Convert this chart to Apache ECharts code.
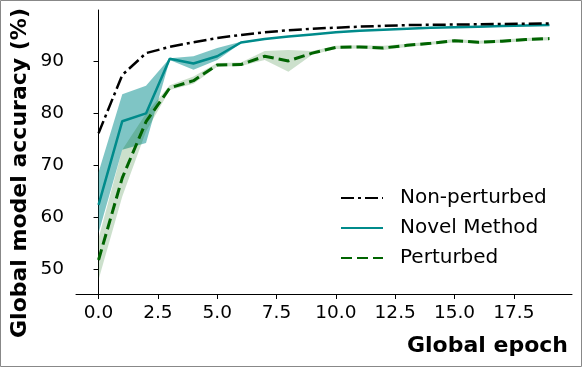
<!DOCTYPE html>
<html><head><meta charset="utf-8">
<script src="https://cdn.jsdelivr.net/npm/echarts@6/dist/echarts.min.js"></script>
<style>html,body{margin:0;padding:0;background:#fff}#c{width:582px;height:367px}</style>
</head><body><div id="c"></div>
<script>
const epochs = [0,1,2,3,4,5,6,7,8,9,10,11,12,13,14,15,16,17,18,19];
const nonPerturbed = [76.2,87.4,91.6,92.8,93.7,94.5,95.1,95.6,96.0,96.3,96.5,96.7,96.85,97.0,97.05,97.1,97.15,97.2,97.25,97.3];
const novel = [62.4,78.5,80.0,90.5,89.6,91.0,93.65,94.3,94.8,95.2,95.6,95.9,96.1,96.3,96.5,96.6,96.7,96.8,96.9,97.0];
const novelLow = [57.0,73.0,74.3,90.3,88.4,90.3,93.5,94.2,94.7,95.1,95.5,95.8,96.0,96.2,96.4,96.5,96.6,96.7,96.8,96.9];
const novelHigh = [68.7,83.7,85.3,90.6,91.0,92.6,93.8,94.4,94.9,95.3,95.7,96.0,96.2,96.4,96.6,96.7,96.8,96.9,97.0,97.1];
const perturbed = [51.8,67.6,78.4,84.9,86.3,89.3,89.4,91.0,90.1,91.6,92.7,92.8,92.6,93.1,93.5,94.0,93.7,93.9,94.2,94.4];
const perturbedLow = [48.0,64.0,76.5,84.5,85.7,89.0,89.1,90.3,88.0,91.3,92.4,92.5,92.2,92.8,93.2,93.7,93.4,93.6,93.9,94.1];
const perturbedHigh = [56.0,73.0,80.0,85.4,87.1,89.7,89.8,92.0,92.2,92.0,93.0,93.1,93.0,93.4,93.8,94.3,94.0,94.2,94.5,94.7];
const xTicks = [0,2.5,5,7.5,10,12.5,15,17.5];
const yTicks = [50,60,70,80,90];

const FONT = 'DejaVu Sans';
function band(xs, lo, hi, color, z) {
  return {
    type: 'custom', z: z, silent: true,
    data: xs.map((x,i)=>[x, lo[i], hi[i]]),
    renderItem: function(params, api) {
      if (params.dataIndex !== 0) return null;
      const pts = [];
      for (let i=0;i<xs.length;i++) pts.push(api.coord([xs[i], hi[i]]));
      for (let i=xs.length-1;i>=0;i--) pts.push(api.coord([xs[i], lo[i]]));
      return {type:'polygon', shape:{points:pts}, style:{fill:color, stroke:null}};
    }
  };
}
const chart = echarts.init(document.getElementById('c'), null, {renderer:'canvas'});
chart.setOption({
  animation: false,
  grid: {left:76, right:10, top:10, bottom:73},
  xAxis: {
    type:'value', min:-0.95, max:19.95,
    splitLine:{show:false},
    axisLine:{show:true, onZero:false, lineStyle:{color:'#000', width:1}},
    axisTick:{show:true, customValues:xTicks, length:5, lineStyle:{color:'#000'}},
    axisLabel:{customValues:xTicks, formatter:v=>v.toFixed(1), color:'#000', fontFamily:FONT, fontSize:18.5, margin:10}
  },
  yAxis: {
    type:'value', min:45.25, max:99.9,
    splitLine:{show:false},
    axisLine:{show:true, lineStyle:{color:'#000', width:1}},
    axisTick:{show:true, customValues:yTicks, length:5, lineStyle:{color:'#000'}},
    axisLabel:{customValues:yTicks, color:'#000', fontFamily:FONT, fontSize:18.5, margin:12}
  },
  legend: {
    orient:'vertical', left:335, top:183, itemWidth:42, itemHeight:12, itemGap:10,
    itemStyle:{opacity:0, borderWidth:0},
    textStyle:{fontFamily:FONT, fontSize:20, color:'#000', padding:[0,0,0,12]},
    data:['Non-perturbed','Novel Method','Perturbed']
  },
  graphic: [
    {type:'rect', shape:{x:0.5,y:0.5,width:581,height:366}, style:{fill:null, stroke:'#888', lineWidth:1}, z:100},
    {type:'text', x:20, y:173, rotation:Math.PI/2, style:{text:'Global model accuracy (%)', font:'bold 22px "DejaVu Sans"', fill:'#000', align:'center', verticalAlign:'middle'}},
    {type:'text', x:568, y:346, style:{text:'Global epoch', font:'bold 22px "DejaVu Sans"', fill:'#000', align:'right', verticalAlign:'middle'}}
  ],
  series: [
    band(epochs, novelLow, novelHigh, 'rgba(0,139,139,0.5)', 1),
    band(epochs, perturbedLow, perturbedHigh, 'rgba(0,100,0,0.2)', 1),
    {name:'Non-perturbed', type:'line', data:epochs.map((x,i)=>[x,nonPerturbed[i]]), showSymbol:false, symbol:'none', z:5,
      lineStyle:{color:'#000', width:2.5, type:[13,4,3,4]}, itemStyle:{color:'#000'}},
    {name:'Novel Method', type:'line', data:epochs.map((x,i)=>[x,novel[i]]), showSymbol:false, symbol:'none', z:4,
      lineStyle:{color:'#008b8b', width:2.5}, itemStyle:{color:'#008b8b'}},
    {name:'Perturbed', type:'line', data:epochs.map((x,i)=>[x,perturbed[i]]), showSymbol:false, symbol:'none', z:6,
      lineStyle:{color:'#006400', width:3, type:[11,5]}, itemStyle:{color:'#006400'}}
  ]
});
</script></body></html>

※

Directions:
Transcribe the whole listing exactly. Pictures are excluded.

Answer to the task:
Convert this chart to Apache ECharts code.
<!DOCTYPE html>
<html><head><meta charset="utf-8">
<script src="https://cdn.jsdelivr.net/npm/echarts@6/dist/echarts.min.js"></script>
<style>html,body{margin:0;padding:0;background:#fff}#c{width:582px;height:367px}</style>
</head><body><div id="c"></div>
<script>
const epochs = [0,1,2,3,4,5,6,7,8,9,10,11,12,13,14,15,16,17,18,19];
const nonPerturbed = [76.2,87.4,91.6,92.8,93.7,94.5,95.1,95.6,96.0,96.3,96.5,96.7,96.85,97.0,97.05,97.1,97.15,97.2,97.25,97.3];
const novel = [62.4,78.5,80.0,90.5,89.6,91.0,93.65,94.3,94.8,95.2,95.6,95.9,96.1,96.3,96.5,96.6,96.7,96.8,96.9,97.0];
const novelLow = [57.0,73.0,74.3,90.3,88.4,90.3,93.5,94.2,94.7,95.1,95.5,95.8,96.0,96.2,96.4,96.5,96.6,96.7,96.8,96.9];
const novelHigh = [68.7,83.7,85.3,90.6,91.0,92.6,93.8,94.4,94.9,95.3,95.7,96.0,96.2,96.4,96.6,96.7,96.8,96.9,97.0,97.1];
const perturbed = [51.8,67.6,78.4,84.9,86.3,89.3,89.4,91.0,90.1,91.6,92.7,92.8,92.6,93.1,93.5,94.0,93.7,93.9,94.2,94.4];
const perturbedLow = [48.0,64.0,76.5,84.5,85.7,89.0,89.1,90.3,88.0,91.3,92.4,92.5,92.2,92.8,93.2,93.7,93.4,93.6,93.9,94.1];
const perturbedHigh = [56.0,73.0,80.0,85.4,87.1,89.7,89.8,92.0,92.2,92.0,93.0,93.1,93.0,93.4,93.8,94.3,94.0,94.2,94.5,94.7];
const xTicks = [0,2.5,5,7.5,10,12.5,15,17.5];
const yTicks = [50,60,70,80,90];

const FONT = 'DejaVu Sans';
function band(xs, lo, hi, color, z) {
  return {
    type: 'custom', z: z, silent: true,
    data: xs.map((x,i)=>[x, lo[i], hi[i]]),
    renderItem: function(params, api) {
      if (params.dataIndex !== 0) return null;
      const pts = [];
      for (let i=0;i<xs.length;i++) pts.push(api.coord([xs[i], hi[i]]));
      for (let i=xs.length-1;i>=0;i--) pts.push(api.coord([xs[i], lo[i]]));
      return {type:'polygon', shape:{points:pts}, style:{fill:color, stroke:null}};
    }
  };
}
const chart = echarts.init(document.getElementById('c'), null, {renderer:'canvas'});
chart.setOption({
  animation: false,
  grid: {left:76, right:10, top:10, bottom:73},
  xAxis: {
    type:'value', min:-0.95, max:19.95,
    splitLine:{show:false},
    axisLine:{show:true, onZero:false, lineStyle:{color:'#000', width:1}},
    axisTick:{show:true, customValues:xTicks, length:5, lineStyle:{color:'#000'}},
    axisLabel:{customValues:xTicks, formatter:v=>v.toFixed(1), color:'#000', fontFamily:FONT, fontSize:18.5, margin:10}
  },
  yAxis: {
    type:'value', min:45.25, max:99.9,
    splitLine:{show:false},
    axisLine:{show:true, lineStyle:{color:'#000', width:1}},
    axisTick:{show:true, customValues:yTicks, length:5, lineStyle:{color:'#000'}},
    axisLabel:{customValues:yTicks, color:'#000', fontFamily:FONT, fontSize:18.5, margin:12}
  },
  legend: {
    orient:'vertical', left:335, top:183, itemWidth:42, itemHeight:12, itemGap:10,
    itemStyle:{opacity:0, borderWidth:0},
    textStyle:{fontFamily:FONT, fontSize:20, color:'#000', padding:[0,0,0,12]},
    data:['Non-perturbed','Novel Method','Perturbed']
  },
  graphic: [
    {type:'rect', shape:{x:0.5,y:0.5,width:581,height:366}, style:{fill:null, stroke:'#888', lineWidth:1}, z:100},
    {type:'text', x:20, y:173, rotation:Math.PI/2, style:{text:'Global model accuracy (%)', font:'bold 22px "DejaVu Sans"', fill:'#000', align:'center', verticalAlign:'middle'}},
    {type:'text', x:568, y:346, style:{text:'Global epoch', font:'bold 22px "DejaVu Sans"', fill:'#000', align:'right', verticalAlign:'middle'}}
  ],
  series: [
    band(epochs, novelLow, novelHigh, 'rgba(0,139,139,0.5)', 1),
    band(epochs, perturbedLow, perturbedHigh, 'rgba(0,100,0,0.2)', 1),
    {name:'Non-perturbed', type:'line', data:epochs.map((x,i)=>[x,nonPerturbed[i]]), showSymbol:false, symbol:'none', z:5,
      lineStyle:{color:'#000', width:2.5, type:[13,4,3,4]}, itemStyle:{color:'#000'}},
    {name:'Novel Method', type:'line', data:epochs.map((x,i)=>[x,novel[i]]), showSymbol:false, symbol:'none', z:4,
      lineStyle:{color:'#008b8b', width:2.5}, itemStyle:{color:'#008b8b'}},
    {name:'Perturbed', type:'line', data:epochs.map((x,i)=>[x,perturbed[i]]), showSymbol:false, symbol:'none', z:6,
      lineStyle:{color:'#006400', width:3, type:[11,5]}, itemStyle:{color:'#006400'}}
  ]
});
</script></body></html>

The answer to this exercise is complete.